Ack-Ack Macaque
- First edition
- Author: Gareth L. Powell
- Language: English
- Genre: Science fiction
- Publisher: Solaris Books
- Publication date: 26 December 2012
- Publication place: United Kingdom
- Media type: Print (Paperback)
- Pages: 416
- ISBN: 978-1-78108-060-3

= Ack-Ack Macaque =

2012 novel by Gareth L. Powell

Ack-Ack Macaque is a 2012 science fiction novel by English writer Gareth L. Powell.

==Plot summary==
Ack-Ack Macaque is based on Powell's earlier short story of the same name, which won the Interzone reader's poll in 2007. The original short story is included as an appendix to the novel. The novel has aspects of alternative history as in this version of reality the United Kingdom and France merged in the 1950s to form the nation of Brittany. The macaque of the title is the star of a highly regarded, exclusive massively multiplayer online role-playing game (with the roguelike feature of character death being final) which is itself set in an alternate reality World War II. The main character in the novel is former journalist Victoria Valois, who attempts to track down the man who murdered her husband and stole her neural implant while the heir to the throne of Brittany becomes a fugitive after breaking into a Parisian research laboratory. As the novel progresses, these strands are drawn together and the true purpose of the macaque is revealed.

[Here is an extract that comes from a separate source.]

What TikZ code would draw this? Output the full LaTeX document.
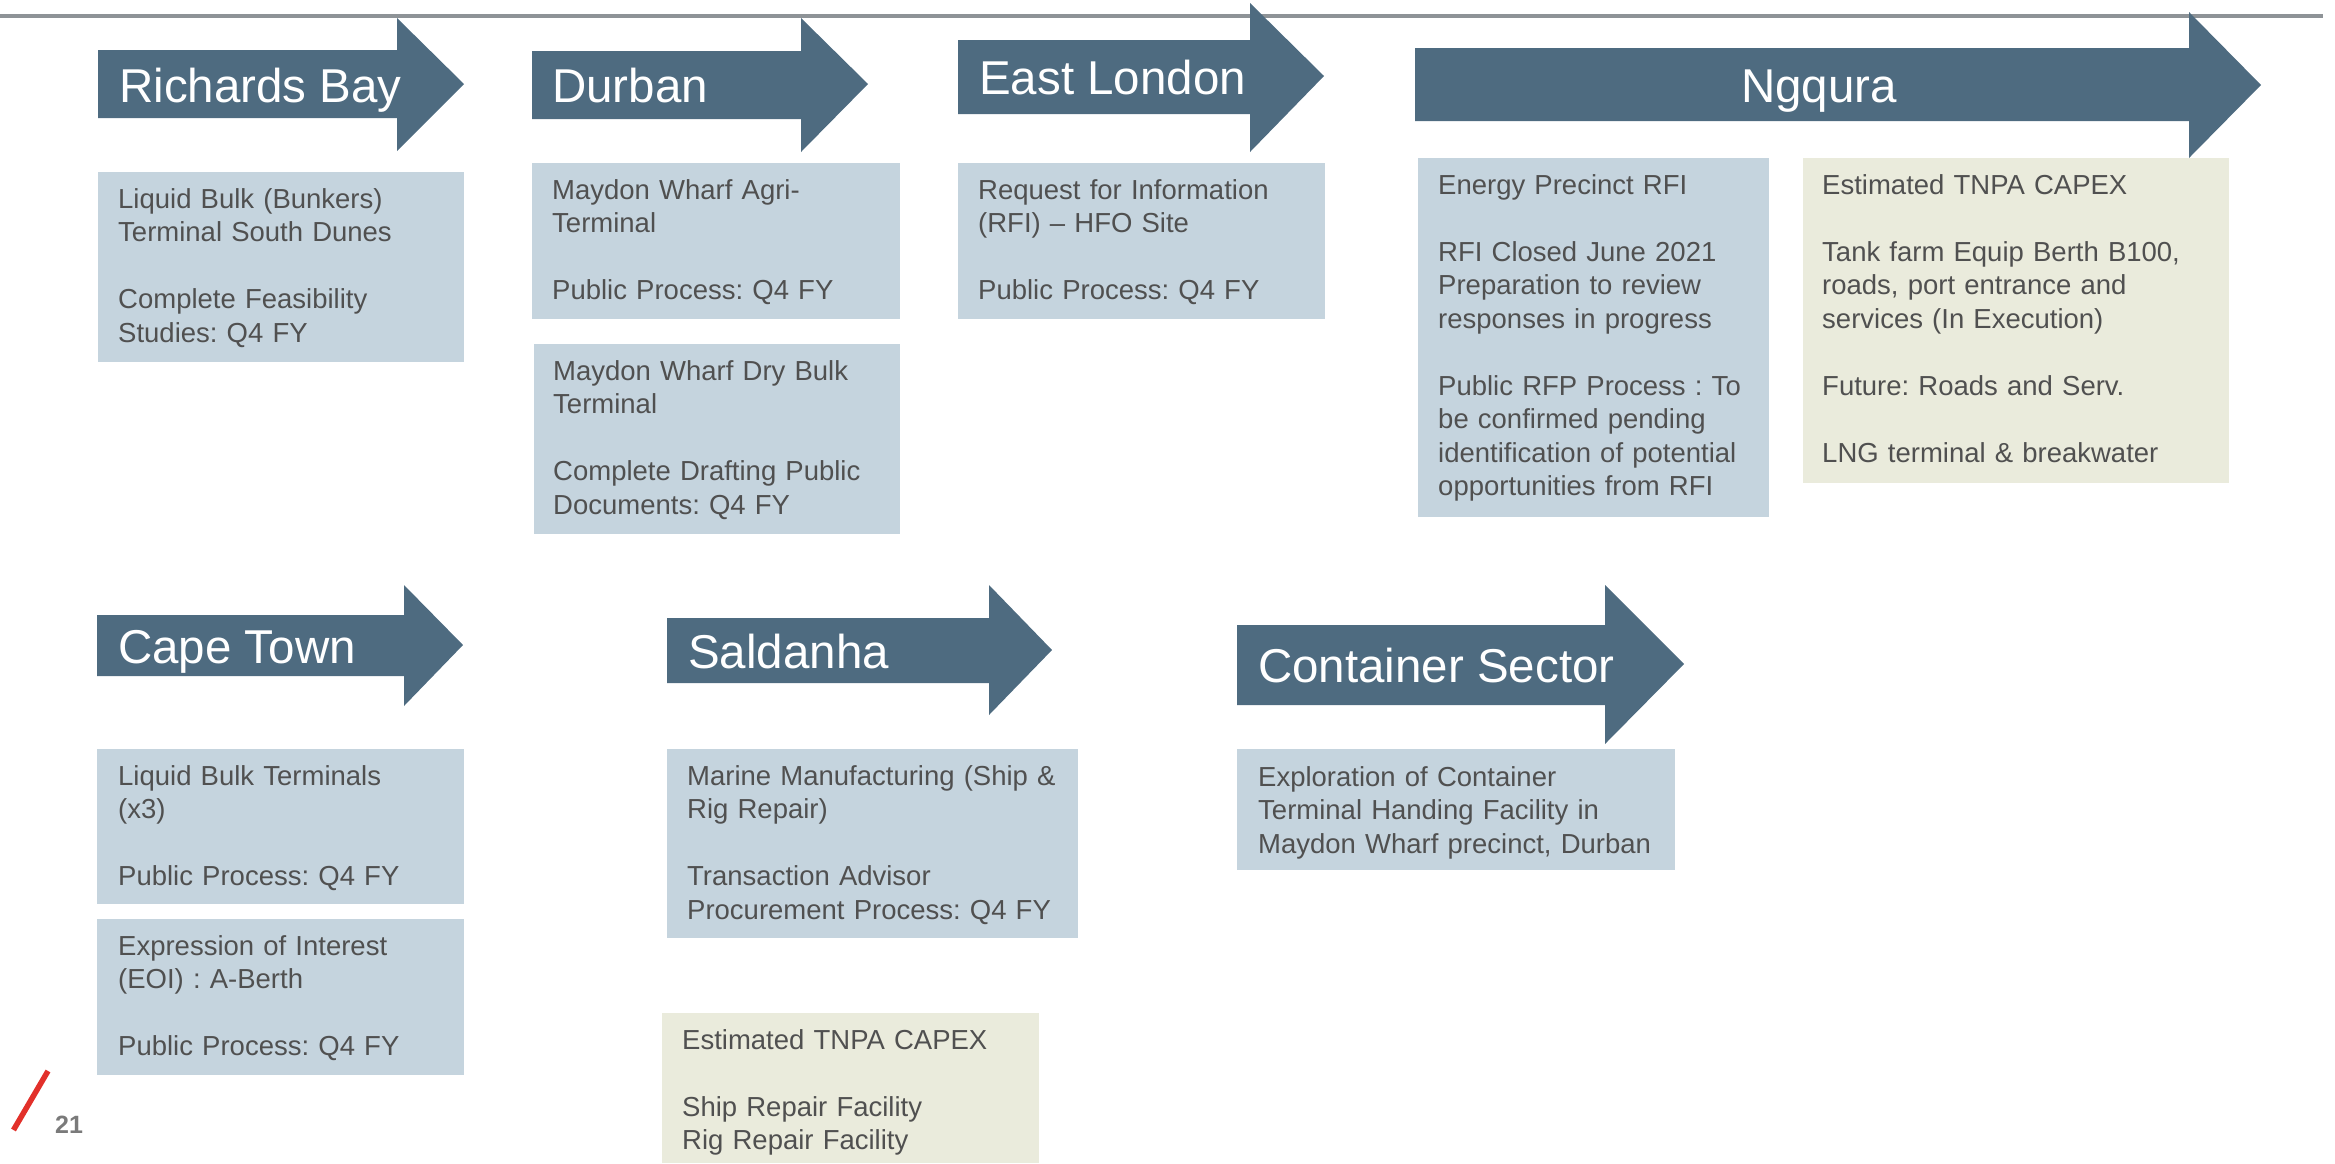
\documentclass[tikz,border=0pt]{standalone}
\usepackage{fontspec}
\setmainfont{Liberation Sans}
\frenchspacing

\definecolor{cor_arrow}{HTML}{4E6B80}
\definecolor{cor_box}{HTML}{C5D4DE}
\definecolor{cor_capex}{HTML}{EAEBDC}
\definecolor{cor_text}{HTML}{505050}
\definecolor{cor_line}{HTML}{8E9397}
\definecolor{cor_red}{HTML}{E2302A}
\definecolor{cor_page}{HTML}{7A7A7A}

\begin{document}
\begin{tikzpicture}[x=1pt,y=-1pt]
        \tikzset{
            seta/.style={
                fill=cor_arrow
            },
            infobox/.style={
                fill=#1,
                anchor=north west,
                inner sep=0pt,
                outer sep=0pt
            },
            infotext/.style={
                text=cor_text,
                font=\fontsize{27.5}{33.5}\selectfont,
                align=left,
                text width=420pt,
                inner sep=0pt,
                anchor=base west
            },
            portname/.style={
                text=white,
                font=\fontsize{47.5}{57}\selectfont,
                inner sep=0pt,
                anchor=base west
            }
        }
        \useasboundingbox (0,0) rectangle (2335,1163);

        \draw[cor_line, line width=4pt] (0,16) -- (2323,16);

        %setas
        %linha 1
        \fill[seta] (98,50) -- (397,50) -- (397,18) -- (464,84) -- (397,151) -- (397,118) -- (98,118) -- cycle;
        \fill[seta] (532,51) -- (801,51) -- (801,18) -- (868,84) -- (801,152) -- (801,119) -- (532,119) -- cycle;
        \fill[seta] (958,40) -- (1250,40) -- (1250,3) -- (1324,76) -- (1250,152) -- (1250,114) -- (958,114) -- cycle;
        \fill[seta] (1415,48) -- (2189,48) -- (2189,12) -- (2261,85) -- (2189,158) -- (2189,121) -- (1415,121) -- cycle;
        %linha 2
        \fill[seta] (97,615) -- (404,615) -- (404,585) -- (463,645) -- (404,706) -- (404,676) -- (97,676) -- cycle;
        \fill[seta] (667,618) -- (989,618) -- (989,585) -- (1052,650) -- (989,715) -- (989,683) -- (667,683) -- cycle;
        \fill[seta] (1237,625) -- (1605,625) -- (1605,585) -- (1684,664) -- (1605,744) -- (1605,705) -- (1237,705) -- cycle;

        %nomes
        \node[portname] (h_rb) at (119,102) {Richards Bay};
        \node[portname] (h_db) at (552,102) {Durban};
        \node[portname] (h_el) at (979,94) {East London};
        \node[portname, anchor=base] (h_nq) at (1819,102) {Ngqura};
        \node[portname] (h_ct) at (118,663) {Cape Town};
        \node[portname] (h_sd) at (688,668) {Saldanha};
        \node[portname] (h_cs) at (1258,682) {Container Sector};

        %caixas
        %Richards Bay
        \node[infobox=cor_box, minimum width=366pt, minimum height=190pt] (rb) at (98,172) {};
        \node[infotext] (t_rb) at ([shift={(20,36)}]rb.north west)
            {Liquid Bulk (Bunkers)\\Terminal South Dunes\\[33.5pt]Complete Feasibility\\Studies: Q4 FY};

        %Durban
        \node[infobox=cor_box, minimum width=368pt, minimum height=156pt] (db1) at (532,163) {};
        \node[infotext] (t_db1) at ([shift={(20,36)}]db1.north west)
            {Maydon Wharf Agri-\\Terminal\\[33.5pt]Public Process: Q4 FY};
        \node[infobox=cor_box, minimum width=366pt, minimum height=190pt] (db2) at (534,344) {};
        \node[infotext] (t_db2) at ([shift={(19,36)}]db2.north west)
            {Maydon Wharf Dry Bulk\\Terminal\\[33.5pt]Complete Drafting Public\\Documents: Q4 FY};

        %East London
        \node[infobox=cor_box, minimum width=367pt, minimum height=156pt] (el) at (958,163) {};
        \node[infotext] (t_el) at ([shift={(20,36)}]el.north west)
            {Request for Information\\(RFI) -- HFO Site\\[33.5pt]Public Process: Q4 FY};

        %Ngqura
        \node[infobox=cor_box, minimum width=351pt, minimum height=359pt] (en) at (1418,158) {};
        \node[infotext] (t_en) at ([shift={(20,36)}]en.north west)
            {Energy Precinct RFI\\[33.5pt]RFI Closed June 2021\\Preparation to review\\responses in progress\\[33.5pt]Public RFP Process : To\\be confirmed pending\\identification of potential\\opportunities from RFI};
        \node[infobox=cor_capex, minimum width=426pt, minimum height=325pt] (nq) at (1803,158) {};
        \node[infotext] (t_nq) at ([shift={(19,36)}]nq.north west)
            {Estimated TNPA CAPEX\\[33.5pt]Tank farm Equip Berth B100,\\roads, port entrance and\\services (In Execution)\\[33.5pt]Future: Roads and Serv.\\[33.5pt]LNG terminal \& breakwater};

        %Cape Town
        \node[infobox=cor_box, minimum width=367pt, minimum height=155pt] (ct1) at (97,749) {};
        \node[infotext] (t_ct1) at ([shift={(21,36)}]ct1.north west)
            {Liquid Bulk Terminals\\(x3)\\[33.5pt]Public Process: Q4 FY};
        \node[infobox=cor_box, minimum width=367pt, minimum height=156pt] (ct2) at (97,919) {};
        \node[infotext] (t_ct2) at ([shift={(21,36)}]ct2.north west)
            {Expression of Interest\\(EOI) : A-Berth\\[33.5pt]Public Process: Q4 FY};

        %Saldanha
        \node[infobox=cor_box, minimum width=411pt, minimum height=189pt] (sd) at (667,749) {};
        \node[infotext] (t_sd) at ([shift={(20,36)}]sd.north west)
            {Marine Manufacturing (Ship \&\\Rig Repair)\\[33.5pt]Transaction Advisor\\Procurement Process: Q4 FY};
        \node[infobox=cor_capex, minimum width=377pt, minimum height=150pt] (sdc) at (662,1013) {};
        \node[infotext] (t_sdc) at ([shift={(20,36)}]sdc.north west)
            {Estimated TNPA CAPEX\\[33.5pt]Ship Repair Facility\\Rig Repair Facility};

        %Container Sector
        \node[infobox=cor_box, minimum width=438pt, minimum height=121pt] (cs) at (1237,749) {};
        \node[infotext] (t_cs) at ([shift={(21,37)}]cs.north west)
            {Exploration of Container\\Terminal Handing Facility in\\Maydon Wharf precinct, Durban};

        %pagina
        \draw[cor_red, line width=5.5pt] (48,1071) -- (13.5,1130);
        \node[anchor=base west, inner sep=0pt, text=cor_page, font=\bfseries\fontsize{25}{30}\selectfont] (pg) at (55,1133) {21};

    \end{tikzpicture}
\end{document}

A sequel, Hive Monkey, was released in 2014.

==Critical reception==
The novel gained Powell a third review from Eric Brown in The Guardian. Brown described the novel as "inventive" with "brilliant cliffhangers" and a "satisfying conclusion".

Philip Reeve said that the novel "could all be quite exhausting, but it's done with such obvious enthusiasm that it's impossible not to be carried along by it."

The novel was a joint winner of the 2013 BSFA Award for Best Novel with Ann Leckie's Ancillary Justice.